A technical remark: Luke will probably not want to implement a completely different control for helicopter (where increasing engine thurst causes it to climb higher, while a forward speed is achieved by aiming the nose lower) - and also most players would probably not like it. But I think that current remake 1.0.0 (modified by allowing a small backward thurst) can be a good approximation of a chopper - not perfect (because this approximation cannot climb or descend vertically without extreme nose angle or without using L key) but fully satisfactory. Also, someone can have better idea than me how to make this work - there is surely more than one good answer.
Averagus Fighter
A mediocre fighter with all attributes having an average value: minimal and maximal velocity a bit better than Colossus bomber; a cannon with firing rate between that of Colossus and Valkyrie, etc...
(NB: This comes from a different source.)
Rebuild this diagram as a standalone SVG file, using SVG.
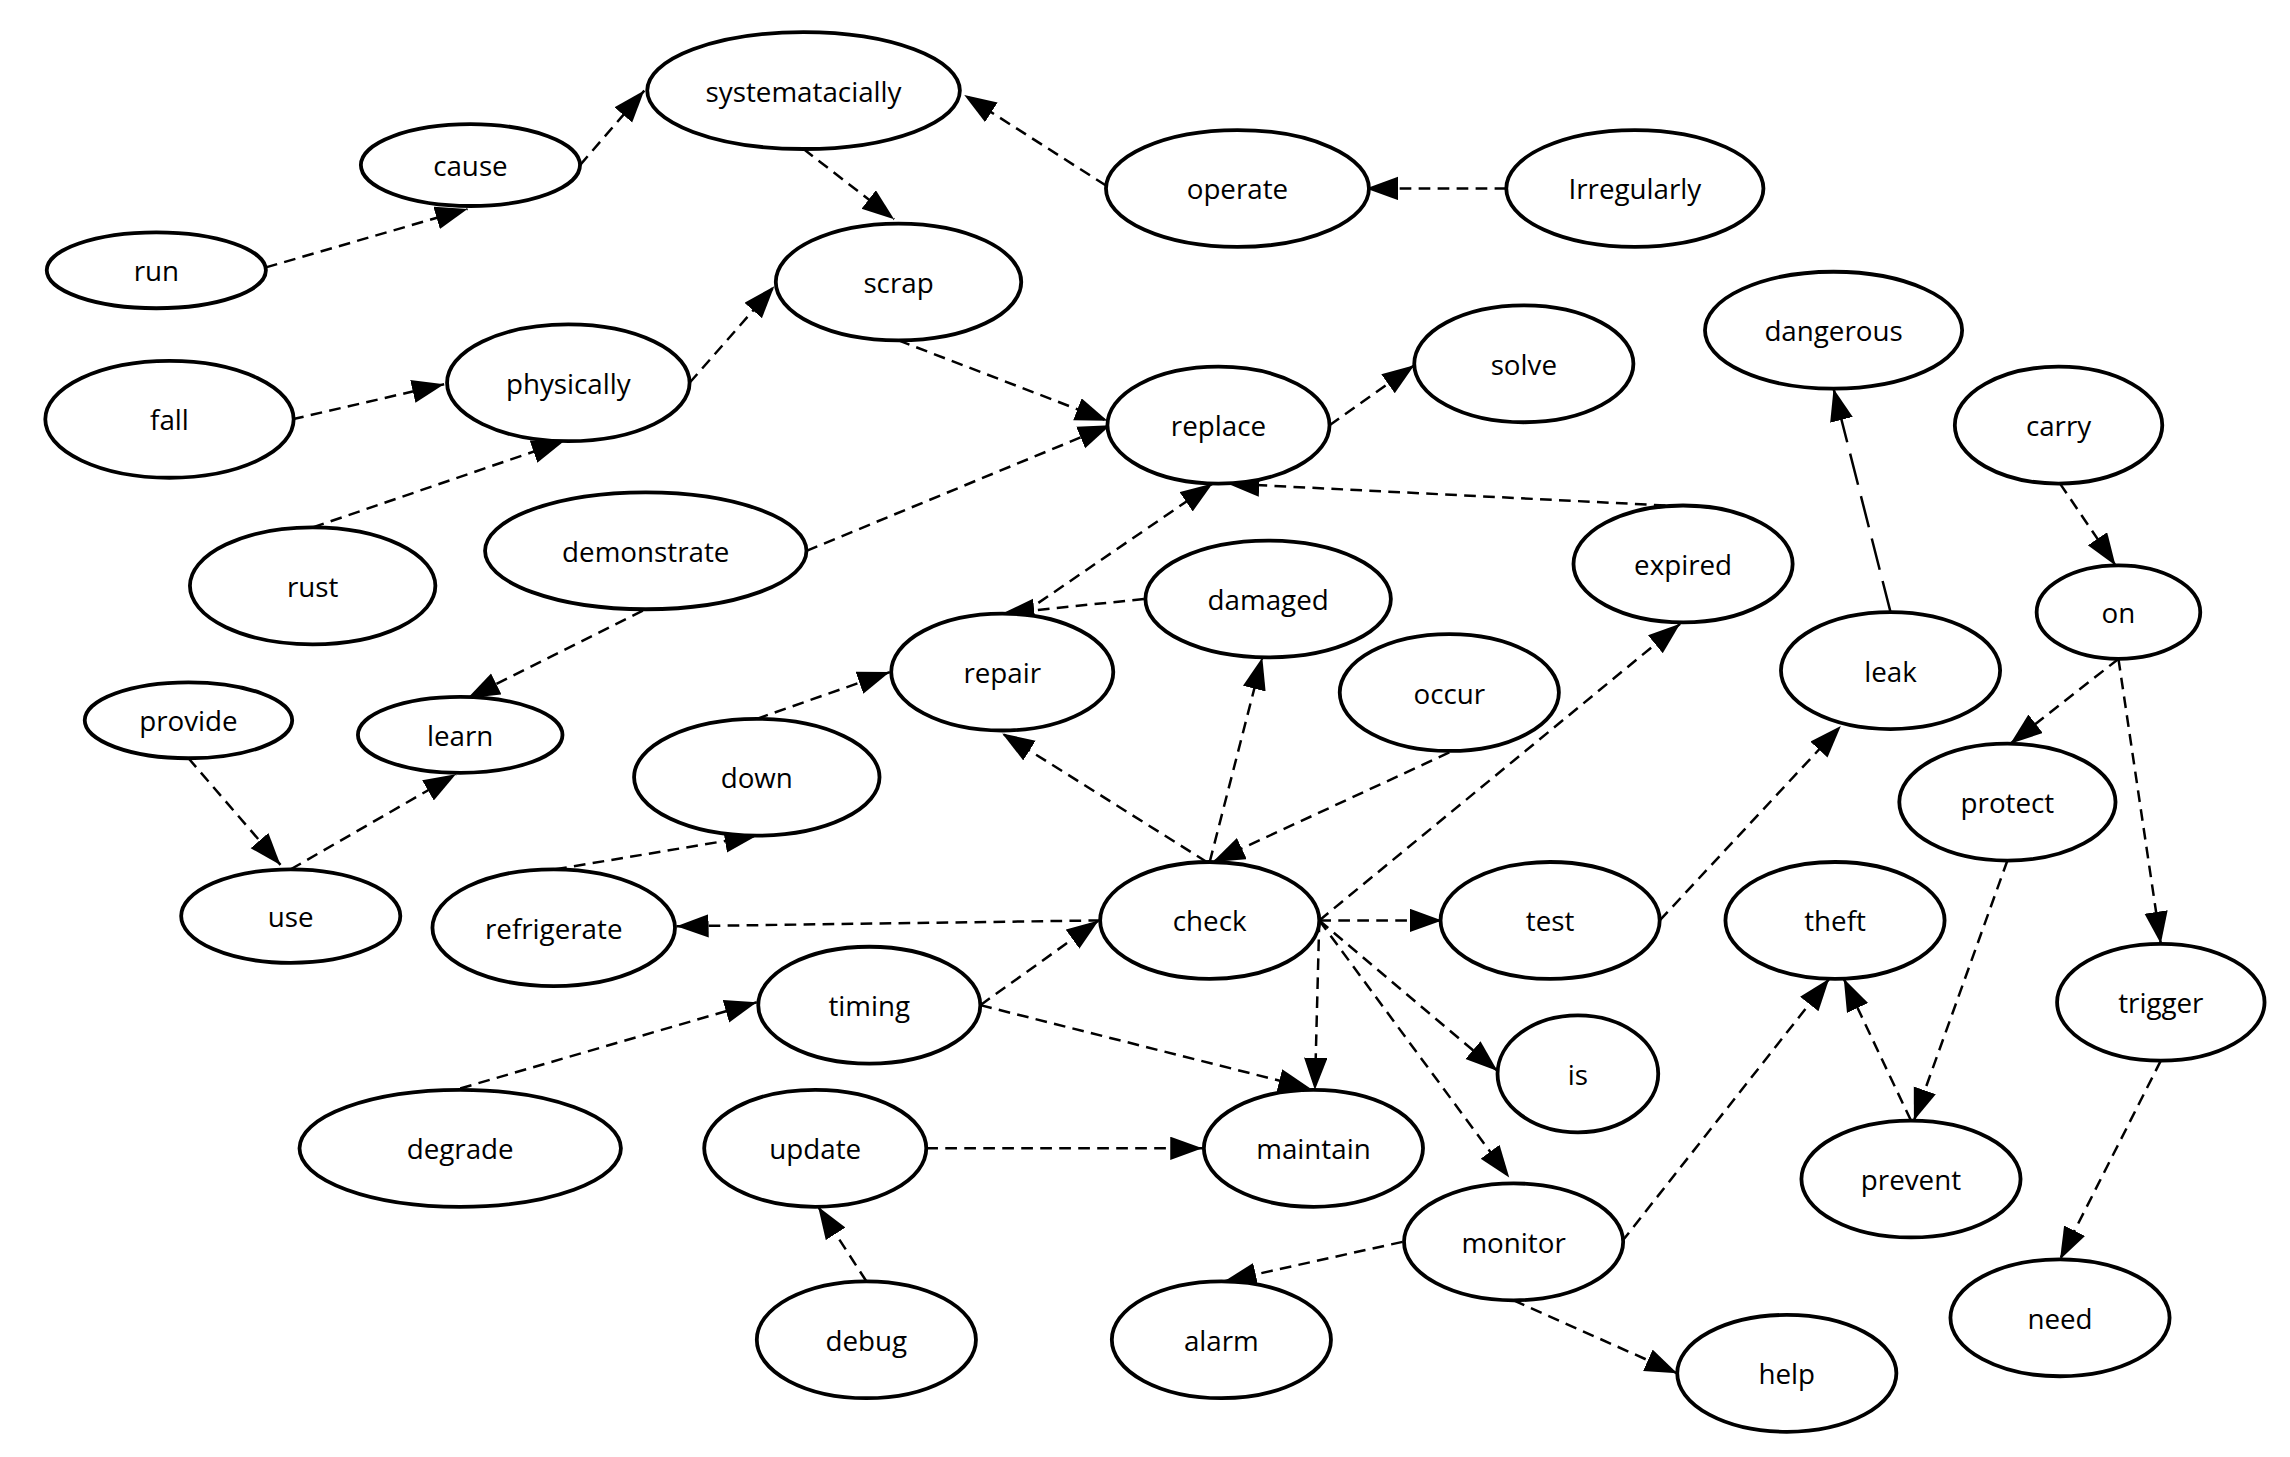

I'm not sure whether to include this craft at all, because this is the average while all previous crafts had some extreme weak and strong aspects. Some players might be tempted to use it in order to avoid dilemmas which craft to choose. I think this could be solved by
- either making the Averagus a bit worse (for an average mission) than the other crafts.
- or making many missions where the strength of one of the extreme crafts outweights its weaknesses. (In other words: Missions that can be most easily won by one the extreme crafts. Some missions will have more dogfights, some will have massive turrets, some will need to land in a very steep terrain etc.)
- Or letting some missions use only some crafts. Yes, I would like this very much. Then the player would not succeed very well by choosing a favorite craft without learning how to use the others.
I think that the six crafts described above are very distinct, each has an unique "feel". I think that by adding more crafts, this feeling of "discintness" might suffer, for example:
- A heavy chopper - less maneuverable than Apache, but a bit better armed and more resilient. Essentially a crossbreed of Apache and Colossus.
- A heavy dog-fighter: a craft with a good maneuverability, resilience against fire and at least average weapons at the expense of all other attributes. But there not many "other attributes", so how to make it interesting? By telling that it has a very short radar range? By giving it a high constant speed (not changeable by controls) so that it has to fly fast even when it does not want to? Or by tendency to stall if the inclination (lengthwise or transverse) exceeds a certain limit? The last thing would mean that it can quickly get into a lengthwise inclination that changes the heading (in degrees per second) very quickly (which is more or less a definition of good maneuverability and it gives an advantage in dogfights and fighting turrets with a slow barrel rotation), but if the player tries to use this over a certain threshold, the ship quickly starts to lose altitude and maybe also speed.